-- Material to process start --
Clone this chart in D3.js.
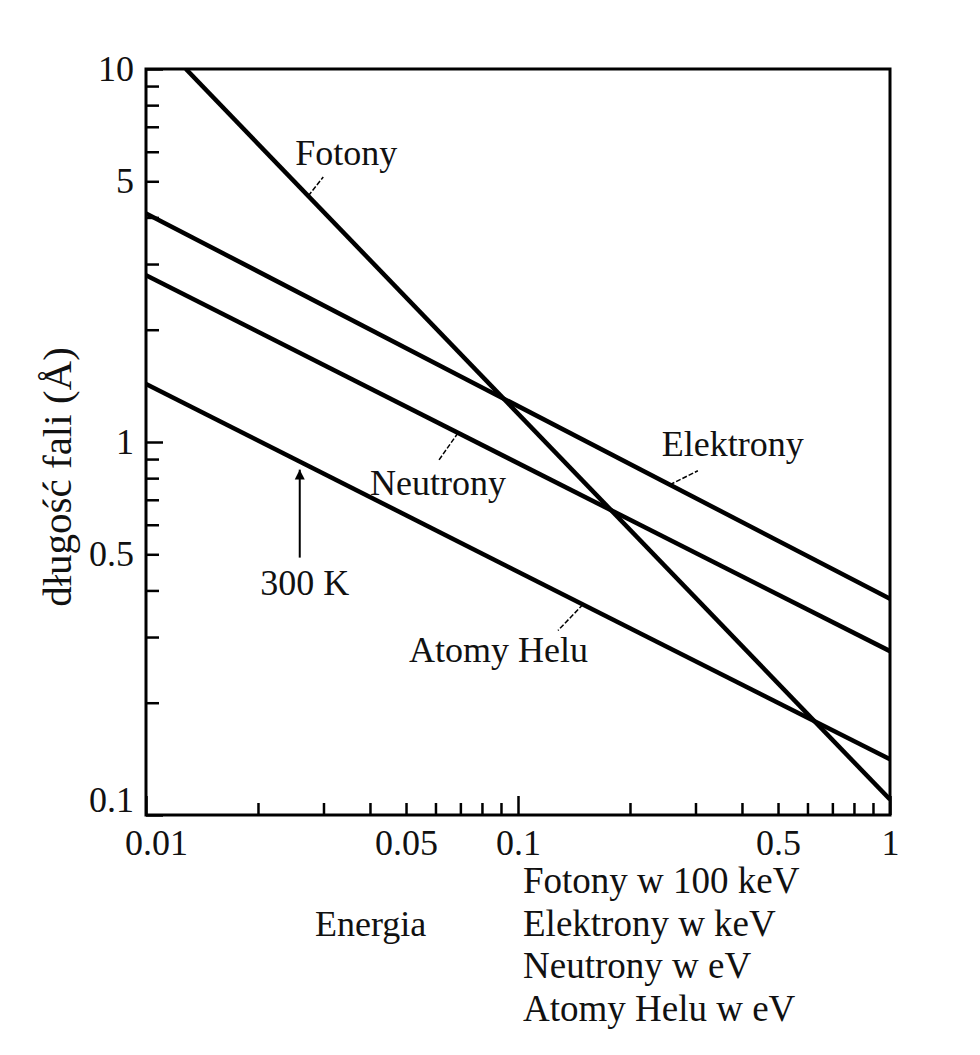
<!DOCTYPE html>
<html>
<head>
	<meta charset="utf-8">
	<title>Długość fali</title>
	<script src="https://d3js.org/d3.v7.min.js"></script>
	<style type="text/css">
		body{ margin: 0; background: #fff; }
		text{ font-family: "Liberation Serif", "Times New Roman", serif; fill: #111; }
	</style>
</head>
<body>
<script type="text/javascript">
	// energy (x) and wavelength in Å (y)
	var fotonyE    = [0.0128, 1]
	var fotonyL    = [10, 0.11]
	var elektronyE = [0.01, 1]
	var elektronyL = [4.1, 0.38]
	var neutronyE  = [0.01, 1]
	var neutronyL  = [2.8, 0.275]
	var heluE      = [0.01, 1]
	var heluL      = [1.43, 0.141]

	var xMajor  = [0.01, 0.1, 1]
	var xMinor  = [0.02,0.03,0.04,0.05,0.06,0.07,0.08,0.09,0.2,0.3,0.4,0.5,0.6,0.7,0.8,0.9]
	var xLabels = [0.01, 0.05, 0.1, 0.5, 1]
	var yMajor  = [0.1, 1, 10]
	var yMinor  = [0.2,0.3,0.4,0.5,0.6,0.7,0.8,0.9,2,3,4,5,6,7,8,9]
	var yLabels = [0.1, 0.5, 1, 5, 10]

	var unitLines = ["Fotony w 100 keV", "Elektrony w keV", "Neutrony w eV", "Atomy Helu w eV"]

	var W = 980, H = 1055
	var m = {left: 146, top: 69, right: 90, bottom: 240}

	var svg = d3.select("body").append("svg").attr("width", W).attr("height", H)

	var x = d3.scaleLog().domain([0.01, 1]).range([m.left, W - m.right])
	var y = d3.scaleLog().domain([0.1, 10]).range([H - m.bottom, m.top])

	svg.append("clipPath").attr("id", "plot")
		.append("rect").attr("x", x(0.01)).attr("y", y(10))
		.attr("width", x(1) - x(0.01)).attr("height", y(0.1) - y(10))

	var fmt = function(d){ return String(d) }

	// x ticks (inward)
	svg.append("g").attr("transform", "translate(0," + y(0.1) + ")")
		.call(d3.axisBottom(x).tickValues(xMinor).tickSizeInner(-12).tickSizeOuter(0).tickFormat(""))
	svg.append("g").attr("transform", "translate(0," + y(0.1) + ")")
		.call(d3.axisBottom(x).tickValues(xMajor).tickSizeInner(-19).tickSizeOuter(0).tickFormat(""))
	var xl = svg.append("g").attr("transform", "translate(0," + y(0.1) + ")")
		.call(d3.axisBottom(x).tickValues(xLabels).tickSize(0).tickPadding(14).tickFormat(fmt))
	xl.selectAll(".tick text").filter(function(d){ return d == 0.01 }).attr("dx", 10)

	// y ticks (inward)
	svg.append("g").attr("transform", "translate(" + x(0.01) + ",0)")
		.call(d3.axisLeft(y).tickValues(yMinor).tickSizeInner(-13).tickSizeOuter(0).tickFormat(""))
	svg.append("g").attr("transform", "translate(" + x(0.01) + ",0)")
		.call(d3.axisLeft(y).tickValues(yMajor).tickSizeInner(-17).tickSizeOuter(0).tickFormat(""))
	var yl = svg.append("g").attr("transform", "translate(" + x(0.01) + ",0)")
		.call(d3.axisLeft(y).tickValues(yLabels).tickSize(0).tickPadding(12).tickFormat(fmt))
	yl.selectAll(".tick text").filter(function(d){ return d == 0.1 }).attr("y", -15)

	svg.selectAll(".domain").remove()
	svg.selectAll(".tick line").attr("stroke", "#000").attr("stroke-width", 2.5)
	svg.selectAll(".tick text").style("font-size", "36px")
		.style("font-family", "'Liberation Serif', serif").attr("fill", "#111")

	// frame
	svg.append("rect").attr("x", x(0.01)).attr("y", y(10))
		.attr("width", x(1) - x(0.01)).attr("height", y(0.1) - y(10))
		.attr("fill", "none").attr("stroke", "#000").attr("stroke-width", 3)

	var line = d3.line().x(function(d){ return x(d[0]) }).y(function(d){ return y(d[1]) })
	var series = [
		{name: "Fotony", e: fotonyE, l: fotonyL},
		{name: "Elektrony", e: elektronyE, l: elektronyL},
		{name: "Neutrony", e: neutronyE, l: neutronyL},
		{name: "Atomy Helu", e: heluE, l: heluL}
	]
	svg.append("g").attr("clip-path", "url(#plot)")
		.selectAll("path").data(series).enter().append("path")
		.attr("d", function(s){ return line(d3.zip(s.e, s.l)) })
		.attr("fill", "none").attr("stroke", "#000").attr("stroke-width", 4.5)

	// value of a series at energy e (straight in log-log)
	function at(s, e){
		var t = (Math.log(e) - Math.log(s.e[0])) / (Math.log(s.e[1]) - Math.log(s.e[0]))
		return Math.exp(Math.log(s.l[0]) + t * (Math.log(s.l[1]) - Math.log(s.l[0])))
	}

	// labels with leader lines: energy on the line, leader end offset, text offset
	var notes = [
		{s: 0, e: 0.0273, dx: 15,  dy: -19, tx: -13,  ty: -31},
		{s: 1, e: 0.256,  dx: 28,  dy: -14, tx: -8,   ty: -29},
		{s: 2, e: 0.069,  dx: -19, dy: 27,  tx: -88,  ty: 62},
		{s: 3, e: 0.1495, dx: -25, dy: 26,  tx: -174, ty: 58}
	]
	notes.forEach(function(n){
		var s = series[n.s]
		var px = x(n.e), py = y(at(s, n.e))
		svg.append("line").attr("x1", px).attr("y1", py).attr("x2", px + n.dx).attr("y2", py + n.dy)
			.attr("stroke", "#000").attr("stroke-width", 1.5).attr("stroke-dasharray", "5,2")
		svg.append("text").attr("x", px + n.tx).attr("y", py + n.ty)
			.style("font-size", "36px").text(s.name)
	})

	// 300 K arrow (kT = 0.0259 eV) onto the helium line
	svg.append("defs").append("marker").attr("id", "head")
		.attr("viewBox", "0 0 10 10").attr("refX", 10).attr("refY", 5)
		.attr("markerWidth", 5).attr("markerHeight", 8).attr("orient", "auto")
		.append("path").attr("d", "M0,0L10,5L0,10Z").attr("fill", "#000")
	var kT = 0.0259
	var ax = x(kT), ay = y(at(series[3], kT))
	svg.append("line").attr("x1", ax).attr("y1", ay + 96).attr("x2", ax).attr("y2", ay + 8)
		.attr("stroke", "#000").attr("stroke-width", 2).attr("marker-end", "url(#head)")
	svg.append("text").attr("x", ax + 5).attr("y", ay + 133).attr("text-anchor", "middle")
		.style("font-size", "36px").text("300 K")

	// axis titles
	svg.append("text").attr("transform", "translate(71," + 477 + ") rotate(-90)")
		.attr("text-anchor", "middle").style("font-size", "41px").text("długość fali (Å)")

	svg.append("text").attr("x", 315).attr("y", 936).style("font-size", "36px").text("Energia")
	svg.selectAll(".unit").data(unitLines).enter().append("text").attr("class", "unit")
		.attr("x", 523).attr("y", function(d, i){ return 893 + i * 42.5 })
		.style("font-size", "37px").text(function(d){ return d })
</script>
</body>
</html>
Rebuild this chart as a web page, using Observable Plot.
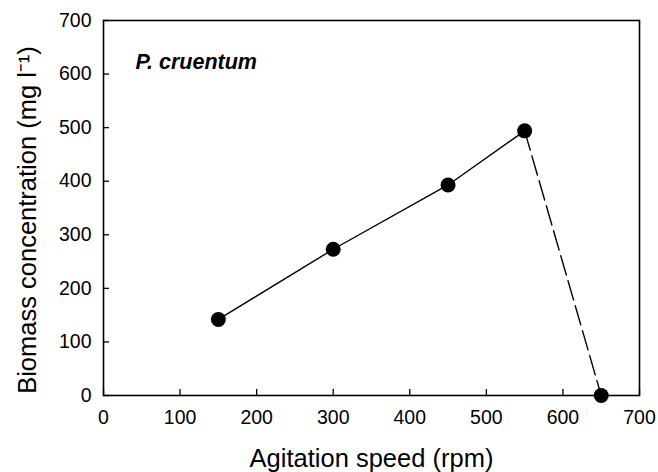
<!DOCTYPE html>
<html>
<head>
<meta charset="utf-8">
<script src="https://cdn.jsdelivr.net/npm/d3@7"></script>
<script src="https://cdn.jsdelivr.net/npm/@observablehq/plot@0.6"></script>
<style>
  html, body { margin: 0; padding: 0; background: #fff; }
</style>
</head>
<body>
<div id="chart"></div>
<script>
const speeds = [150, 300, 450, 550, 650];
const biomass = [142, 273, 393, 494, 0];
const solidIdx = [0, 1, 2, 3];
const dashedIdx = [3, 4];
const xTicks = [0, 100, 200, 300, 400, 500, 600, 700];
const yTicks = [0, 100, 200, 300, 400, 500, 600, 700];
const xTitle = "Agitation speed (rpm)";
const yTitle = "Biomass concentration (mg l\u207B\u00B9)";
const species = "P. cruentum";

const pts = speeds.map((s, i) => ({x: s, y: biomass[i]}));
const solid = solidIdx.map(i => pts[i]);
const dashed = dashedIdx.map(i => pts[i]);

const font = "'Liberation Sans', Arial, Helvetica, sans-serif";

const chart = Plot.plot({
  width: 658,
  height: 472,
  marginLeft: 103,
  marginRight: 19,
  marginTop: 20,
  marginBottom: 77,
  style: {fontFamily: font, background: "#fff", color: "#000"},
  x: {domain: [0, 700]},
  y: {domain: [0, 700]},
  marks: [
    Plot.axisX({ticks: xTicks, tickSize: -6, tickPadding: 21, fontSize: 19.5, label: null, strokeWidth: 1.3}),
    Plot.axisY({ticks: yTicks, tickSize: -6, tickPadding: 18, fontSize: 19.5, label: null, strokeWidth: 1.3}),
    Plot.frame({stroke: "#000", strokeWidth: 1.6}),
    Plot.line(solid, {x: "x", y: "y", stroke: "#000", strokeWidth: 1.4}),
    Plot.line(dashed, {x: "x", y: "y", stroke: "#000", strokeWidth: 1.4, strokeDasharray: "20,6"}),
    Plot.dot(pts, {x: "x", y: "y", r: 7.5, fill: "#000", stroke: "none"}),
    Plot.text([species], {frameAnchor: "top-left", dx: 32, dy: 48, text: d => d, textAnchor: "start", lineAnchor: "bottom", fontSize: 21.5, fontWeight: "bold", fontStyle: "italic", fill: "#000"}),
    Plot.text([xTitle], {frameAnchor: "bottom", dy: 71, text: d => d, textAnchor: "middle", lineAnchor: "bottom", fontSize: 25.5, fill: "#000"}),
    Plot.text([yTitle], {frameAnchor: "left", dx: -86, dy: 12, rotate: -90, text: d => d, textAnchor: "middle", lineAnchor: "top", fontSize: 25.5, fill: "#000"})
  ]
});
document.getElementById("chart").appendChild(chart);
</script>
</body>
</html>
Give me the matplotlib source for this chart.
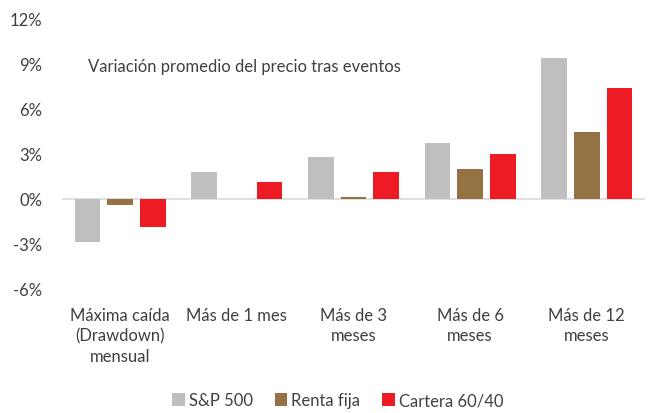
import numpy as np
import matplotlib
matplotlib.use("Agg")
import matplotlib.pyplot as plt

# --- DATA ---
categories = ["Máxima caída\n(Drawdown)\nmensual", "Más de 1 mes", "Más de 3\nmeses",
              "Más de 6\nmeses", "Más de 12\nmeses"]
sp500 = [-2.9, 1.8, 2.8, 3.7, 9.35]
renta_fija = [-0.45, 0.0, 0.1, 1.95, 4.4]
cartera = [-1.9, 1.1, 1.75, 2.95, 7.35]
series_names = ["S&P 500", "Renta fija", "Cartera 60/40"]
y_ticks = [-6, -3, 0, 3, 6, 9, 12]

colors = ["#BFBFBF", "#957244", "#ED1C24"]
text_color = "#404040"

plt.rcParams["font.family"] = ["Lato", "DejaVu Sans"]

fig = plt.figure(figsize=(6.51, 4.14), dpi=100)
ax = fig.add_axes([62 / 651, 1 - 290 / 414, (645 - 62) / 651, (290 - 19) / 414])

x = np.arange(len(categories))
width = 0.22
offset = 0.28
for i, (vals, name) in enumerate(zip([sp500, renta_fija, cartera], series_names)):
    ax.bar(x + (i - 1) * offset, vals, width, color=colors[i], label=name, zorder=2)

ax.set_xlim(-0.5, len(categories) - 0.5)
ax.set_ylim(-6, 12)
ax.set_yticks(y_ticks)
ax.set_yticklabels([f"{t}%" for t in y_ticks])
ax.axhline(0, color="#D9D9D9", linewidth=1.2, zorder=1)

for s in ax.spines.values():
    s.set_visible(False)
ax.tick_params(axis="y", length=0, pad=14, labelsize=12, labelcolor=text_color)
ax.set_xticks(x)
ax.set_xticklabels(categories, va="top", linespacing=1.32)
ax.tick_params(axis="x", length=0, pad=13, labelsize=12, labelcolor=text_color)

ax.text(-0.277, 8.8, "Variación promedio del precio tras eventos", fontsize=12,
        color=text_color, va="center")

fig.legend(loc="lower center", bbox_to_anchor=(0.519, -0.025), ncol=3, frameon=False,
           fontsize=12, handlelength=0.75, handleheight=0.75, handletextpad=0.25,
           columnspacing=1.3, labelcolor=text_color)

fig.savefig("out.png", dpi=100)
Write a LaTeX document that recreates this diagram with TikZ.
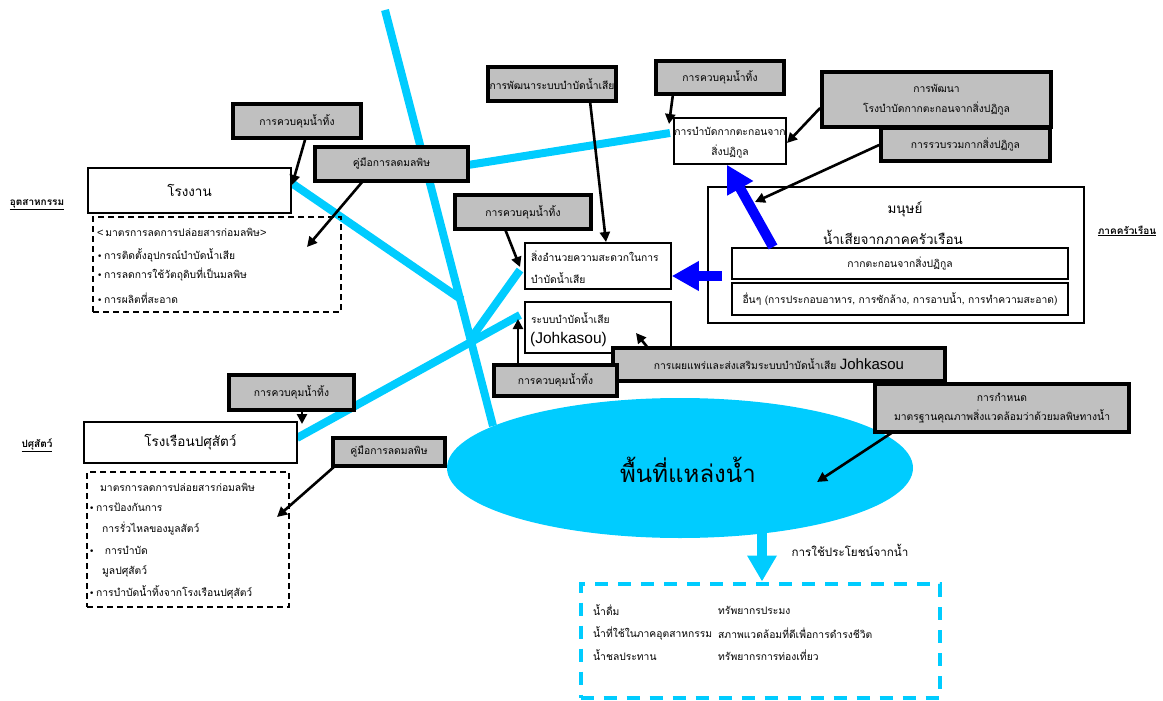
\documentclass[tikz,border=0pt]{standalone}
\usepackage{fontspec}
\setmainfont{Liberation Sans}
\newfontfamily\thai[Script=Thai]{Loma}
\newfontfamily\arialf{Liberation Sans}
\newfontfamily\symf{DejaVu Sans}
\usetikzlibrary{arrows.meta,shapes.geometric}
\definecolor{water}{RGB}{0,204,255}
\definecolor{gfill}{RGB}{192,192,192}
\definecolor{bluearrow}{RGB}{0,0,255}
\newcommand\fs[1]{\fontsize{#1}{#1}\selectfont}
\newcommand\bul{{\symf\fontsize{9}{9}\selectfont •}}
\tikzset{
  gbox/.style={draw, fill=gfill, line width=3.8pt, inner sep=0pt, align=center, font=\thai\fs{10.3}},
  wbox/.style={draw, fill=white, line width=1.6pt, inner sep=0pt},
  dbox/.style={draw, line width=1.4pt, dash pattern=on 6pt off 4pt, inner sep=0pt},
  stream/.style={draw=water, line width=8pt},
  ctl/.style={-{Triangle[length=10pt,width=10pt]}, line width=2.6pt},
  bigarrow/.style={-{Triangle[length=27pt,width=28pt]}, line width=10pt},
  txt/.style={inner sep=0pt, font=\thai\fs{10.3}},
  lbl/.style={inner sep=0pt, font=\thai\bfseries\fs{10}}
}
\begin{document}
\begin{tikzpicture}[x=1pt,y=-1pt]
\useasboundingbox (0,0) rectangle (1163,701);

% ---- streams (drawn first, behind the boxes)
\coordinate (s0) at (385,10);
\coordinate (s1) at (493,426);
\coordinate (jf) at (462,300);
\coordinate (ff) at (293,184);
\coordinate (jc) at (472,337);
\coordinate (fc) at (520,270);
\coordinate (fj) at (520,315);
\coordinate (fl) at (297,438);
\coordinate (ms) at (468,165);
\coordinate (sl) at (670,133);
\draw[stream] (s0) -- (s1);
\draw[stream] (ff) -- (jf);
\draw[stream] (fc) -- (jc);
\draw[stream] (fj) -- (fl);
\draw[stream] (ms) -- (sl);

% ---- water body
\node[ellipse, fill=water, inner sep=0pt, minimum width=466, minimum height=140] (pond) at (680,468) {};
\node[inner sep=0pt, font=\thai\fs{24}] (pondtxt) at (688,470) {พื้นที่แหล่งน้ำ};

% ---- industry
\node[lbl] (ind) at (37,205) {\underline{อุตสาหกรรม}};
\node[wbox, minimum width=203, minimum height=45] (fac) at (189.5,190.5) {};
\node[txt, font=\thai\fs{13.5}] (factxt) at (189.5,190) {โรงงาน};
\node[dbox, minimum width=248, minimum height=95] (facm) at (217,264.5) {};
\node[txt, anchor=west] (fm1) at (97,232) {{\arialf\fs{11}<}\,มาตรการลดการปล่อยสารก่อมลพิษ{\arialf\fs{11}>}};
\node[txt, anchor=west] (fm2) at (97,255) {\bul\,การติดตั้งอุปกรณ์บำบัดน้ำเสีย};
\node[txt, anchor=west] (fm3) at (97,275) {\bul\,การลดการใช้วัตถุดิบที่เป็นมลพิษ};
\node[txt, anchor=west] (fm4) at (97,298) {\bul\,การผลิตที่สะอาด};

% ---- livestock
\node[lbl] (liv) at (37,445) {\underline{ปศุสัตว์}};
\node[wbox, minimum width=213, minimum height=41] (barn) at (190.5,442.5) {};
\node[txt, font=\thai\fs{13.5}] (barntxt) at (190.5,442) {โรงเรือนปศุสัตว์};
\node[dbox, minimum width=202, minimum height=135] (barnm) at (188,539.5) {};
\node[txt, anchor=west] (bm1) at (100,487) {มาตรการลดการปล่อยสารก่อมลพิษ};
\node[txt, anchor=west] (bm2) at (89,507) {\bul\,การป้องกันการ};
\node[txt, anchor=west] (bm3) at (102,529) {การรั่วไหลของมูลสัตว์};
\node[txt, anchor=west] (bm4) at (89,550) {\bul\quad การบำบัด};
\node[txt, anchor=west] (bm5) at (102,571) {มูลปศุสัตว์};
\node[txt, anchor=west] (bm6) at (89,592) {\bul\,การบำบัดน้ำทิ้งจากโรงเรือนปศุสัตว์};

% ---- treatment facilities
\node[wbox, minimum width=112, minimum height=46] (sludge) at (730,141) {};
\node[txt] (sl1) at (730,131) {การบำบัดกากตะกอนจาก};
\node[txt] (sl2) at (730,152) {สิ่งปฏิกูล};
\node[wbox, minimum width=146, minimum height=46] (plant) at (598,266) {};
\node[txt, anchor=west] (pl1) at (531,256) {สิ่งอำนวยความสะดวกในการ};
\node[txt, anchor=west] (pl2) at (531,278) {บำบัดน้ำเสีย};
\node[wbox, minimum width=146, minimum height=51] (johk) at (598,327.5) {};
\node[txt, anchor=west] (jo1) at (531,318) {ระบบบำบัดน้ำเสีย};
\node[inner sep=0pt, anchor=west, font=\arialf\fs{15.5}] (jo2) at (530,339) {(Johkasou)};

% ---- households
\node[lbl] (hh) at (1127,231) {\underline{ภาคครัวเรือน}};
\node[wbox, minimum width=376, minimum height=136] (home) at (896,255) {};
\node[txt, font=\thai\fs{13.5}] (home1) at (905,209) {มนุษย์};
\node[txt, font=\thai\fs{13.5}] (home2) at (893,237) {น้ำเสียจากภาคครัวเรือน};
\node[wbox, line width=1.2pt, minimum width=336, minimum height=31] (night) at (900,263.5) {};
\node[txt] (nighttxt) at (900,264) {กากตะกอนจากสิ่งปฏิกูล};
\node[wbox, line width=1.2pt, minimum width=336, minimum height=32] (grey) at (900,299) {};
\node[txt] (greytxt) at (900,299) {อื่นๆ (การประกอบอาหาร, การซักล้าง, การอาบน้ำ, การทำความสะอาด)};

% ---- policy boxes
\node[gbox, minimum width=128, minimum height=34] (cA) at (297,121) {การควบคุมน้ำทิ้ง};
\node[gbox, minimum width=153, minimum height=34] (cB) at (391.5,164) {คู่มือการลดมลพิษ};
\node[gbox, minimum width=128, minimum height=34] (cC) at (552,84) {การพัฒนาระบบบำบัดน้ำเสีย};
\node[gbox, minimum width=128, minimum height=33] (cD) at (720,77.5) {การควบคุมน้ำทิ้ง};
\node[gbox, minimum width=229, minimum height=55] (cE) at (936.5,99.5) {การพัฒนา\\[8pt]โรงบำบัดกากตะกอนจากสิ่งปฏิกูล};
\node[gbox, minimum width=169, minimum height=33] (cF) at (965.5,144.5) {การรวบรวมกากสิ่งปฏิกูล};
\node[gbox, minimum width=136, minimum height=34] (cG) at (523,212) {การควบคุมน้ำทิ้ง};
\node[gbox, minimum width=332, minimum height=33] (cH) at (779,364.5) {การเผยแพร่และส่งเสริมระบบบำบัดน้ำเสีย {\arialf\fs{15}Johkasou}};
\node[gbox, minimum width=123, minimum height=31] (cI) at (555.5,380.5) {การควบคุมน้ำทิ้ง};
\node[gbox, minimum width=254, minimum height=48] (cJ) at (1002,408) {การกำหนด\\[7pt]มาตรฐานคุณภาพสิ่งแวดล้อมว่าด้วยมลพิษทางน้ำ};
\node[gbox, minimum width=125, minimum height=35] (cK) at (291.5,392.5) {การควบคุมน้ำทิ้ง};
\node[gbox, minimum width=112, minimum height=28] (cL) at (389,452) {คู่มือการลดมลพิษ};

% ---- control arrows
\coordinate (tA) at (292,185);
\coordinate (tB) at (307,247);
\coordinate (tC) at (606,242);
\coordinate (tD) at (669,124);
\coordinate (tE) at (787,143);
\coordinate (tF) at (755,202);
\coordinate (tG) at (520,267);
\coordinate (tI) at (518,319);
\coordinate (tH) at (636,333);
\coordinate (tJ) at (817,482);
\coordinate (tK) at (302,424);
\coordinate (tL) at (277,517);
\draw[ctl] (cA.south -| 305,0) -- (tA);
\draw[ctl] (363,181) -- (tB);
\draw[ctl] (590,101) -- (tC);
\draw[ctl] (673,94) -- (tD);
\draw[ctl] (cE.west |- 0,108) -- (tE);
\draw[ctl] (cF.west |- 0,145) -- (tF);
\draw[ctl] (505,229) -- (tG);
\draw[ctl] (cI.north -| 518,0) -- (tI);
\draw[ctl] (648,348) -- (tH);
\draw[ctl] (893,432) -- (tJ);
\draw[ctl] (cK.south -| 302,0) -- (tK);
\draw[ctl] (335,466) -- (tL);

% ---- household flows
\coordinate (nt) at (773,247);
\coordinate (gt) at (722,276);
\draw[bigarrow, bluearrow] (nt) -- (sludge.south -| 727,0);
\draw[bigarrow, bluearrow] (gt) -- (plant.east |- 0,276);

% ---- water use
\coordinate (po) at (762,528);
\node[dbox, draw=water, line width=4pt, dash pattern=on 13pt off 10pt, minimum width=359, minimum height=114] (use) at (760,640.5) {};
\draw[bigarrow, water, -{Triangle[length=26pt,width=28pt]}] (po) -- (use.north -| po);
\node[txt, font=\thai\fs{11.6}] (usetxt) at (850,550) {การใช้ประโยชน์จากน้ำ};
\node[txt, anchor=west] (u1) at (593,610) {น้ำดื่ม};
\node[txt, anchor=west] (u2) at (593,633) {น้ำที่ใช้ในภาคอุตสาหกรรม};
\node[txt, anchor=west] (u3) at (593,655) {น้ำชลประทาน};
\node[txt, anchor=west] (u4) at (718,610) {ทรัพยากรประมง};
\node[txt, anchor=west] (u5) at (718,633) {สภาพแวดล้อมที่ดีเพื่อการดำรงชีวิต};
\node[txt, anchor=west] (u6) at (718,655) {ทรัพยากรการท่องเที่ยว};
\end{tikzpicture}
\end{document}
-- Material to process end --
What is expected: From the entries, copy out each line containing the word "this".

Complete output:
Clone this chart in D3.js.
Rebuild this chart as a web page, using Observable Plot.
Give me the matplotlib source for this chart.
Write a LaTeX document that recreates this diagram with TikZ.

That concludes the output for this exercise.